• Problem details: Starting at the first line of the data, print each line verbatim up to and including the line bearing "plt.rcParams['font.family'] = ['Lato', 'DejaVu", omitting pictures.

• Data block:
━━━

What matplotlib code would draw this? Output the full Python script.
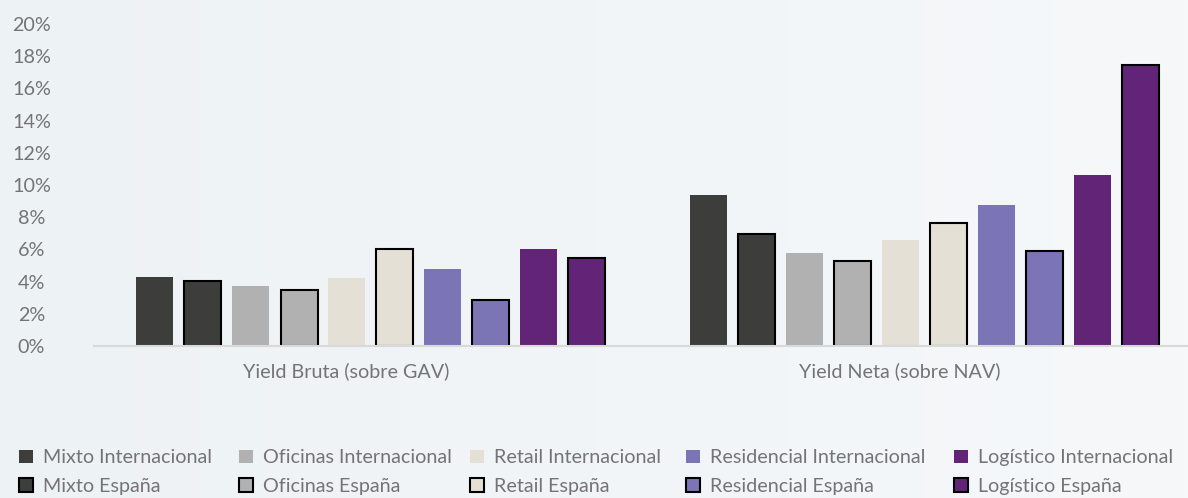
import numpy as np
import matplotlib.pyplot as plt
from matplotlib.colors import LinearSegmentedColormap

plt.rcParams['font.family'] = ['Lato', 'DejaVu Sans']

# ===== DADOS =====
grupos = ['Yield Bruta (sobre GAV)', 'Yield Neta (sobre NAV)']
series = ['Mixto Internacional', 'Mixto España',
          'Oficinas Internacional', 'Oficinas España',
          'Retail Internacional', 'Retail España',
          'Residencial Internacional', 'Residencial España',
          'Logístico Internacional', 'Logístico España']
yield_bruta = [4.3, 4.05, 3.75, 3.45, 4.2, 6.05, 4.8, 2.85, 6.05, 5.45]
yield_neta = [9.35, 6.95, 5.8, 5.25, 6.6, 7.65, 8.75, 5.9, 10.6, 17.45]
yticks = [0, 2, 4, 6, 8, 10, 12, 14, 16, 18, 20]

# ===== ESTILO =====
cores = ['#3d3d3b', '#3d3d3b', '#b1b1b1', '#b1b1b1', '#e4e0d6', '#e4e0d6',
         '#7b75b6', '#7b75b6', '#622476', '#622476']
cor_texto = '#747474'
W, H = 1188, 498
cat_px = 554.0      # largura de uma categoria em px
passo = 48.0 / cat_px
largura = 37.0 / cat_px
fs = 14.2

fig = plt.figure(figsize=(W / 100, H / 100), dpi=100)

# fundo em degradê
bg = fig.add_axes([0, 0, 1, 1], zorder=-10)
cmap = LinearSegmentedColormap.from_list('bg', ['#edf2f5', '#f6f8fa'])
bg.imshow(np.linspace(0, 1, 256)[None, :], aspect='auto', cmap=cmap,
          extent=[0, 1, 0, 1])
bg.axis('off')

left = 94 / W
ax = fig.add_axes([left, 152 / H, 1 - left, 322 / H])
ax.patch.set_alpha(0)

valores = np.array([yield_bruta, yield_neta])  # (grupo, serie)
x_grupo = np.arange(len(grupos))
handles = []
for i, nome in enumerate(series):
    espana = 'España' in nome
    b = ax.bar(x_grupo + (i - 4.5) * passo, valores[:, i], width=largura,
               color=cores[i], edgecolor='black' if espana else 'none',
               linewidth=1.5 if espana else 0, label=nome, zorder=3)
    handles.append(b)

ax.set_xlim(-0.5, -0.5 + (W - 94) / cat_px)
ax.set_ylim(0, 20)

ax.set_yticks(yticks)
ax.set_yticklabels([f'{v}%' for v in yticks])
ax.tick_params(axis='y', length=0, pad=45, labelsize=fs, labelcolor=cor_texto)
for lab in ax.get_yticklabels():
    lab.set_horizontalalignment('center')

# rótulos das categorias ficam um pouco à esquerda do centro do grupo
ax.set_xticks(x_grupo - 25 / cat_px)
ax.set_xticklabels(grupos)
ax.tick_params(axis='x', length=0, pad=12, labelsize=fs, labelcolor=cor_texto)

for s in ['top', 'right', 'left']:
    ax.spines[s].set_visible(False)
ax.spines['bottom'].set_color('#d9d9d9')
ax.spines['bottom'].set_linewidth(1.5)
ax.spines['bottom'].set_zorder(4)

# legenda: uma coluna por tipo (Internacional em cima, España embaixo)
col_x = [19, 239, 470, 686, 954]
for j, x0 in enumerate(col_x):
    leg = fig.legend(handles=handles[2 * j:2 * j + 2],
                     labels=series[2 * j:2 * j + 2], ncol=1, loc='upper left',
                     bbox_to_anchor=(x0 / W, 0.098), frameon=False,
                     borderaxespad=0, fontsize=fs, handlelength=0.7,
                     handleheight=0.68, handletextpad=0.5, labelspacing=0.6,
                     borderpad=0)
    for t in leg.get_texts():
        t.set_color(cor_texto)

fig.savefig('out.png', dpi=100, facecolor='#f1f5f7')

━━━

• Response below:
What matplotlib code would draw this? Output the full Python script.
import numpy as np
import matplotlib.pyplot as plt
from matplotlib.colors import LinearSegmentedColormap

plt.rcParams['font.family'] = ['Lato', 'DejaVu Sans']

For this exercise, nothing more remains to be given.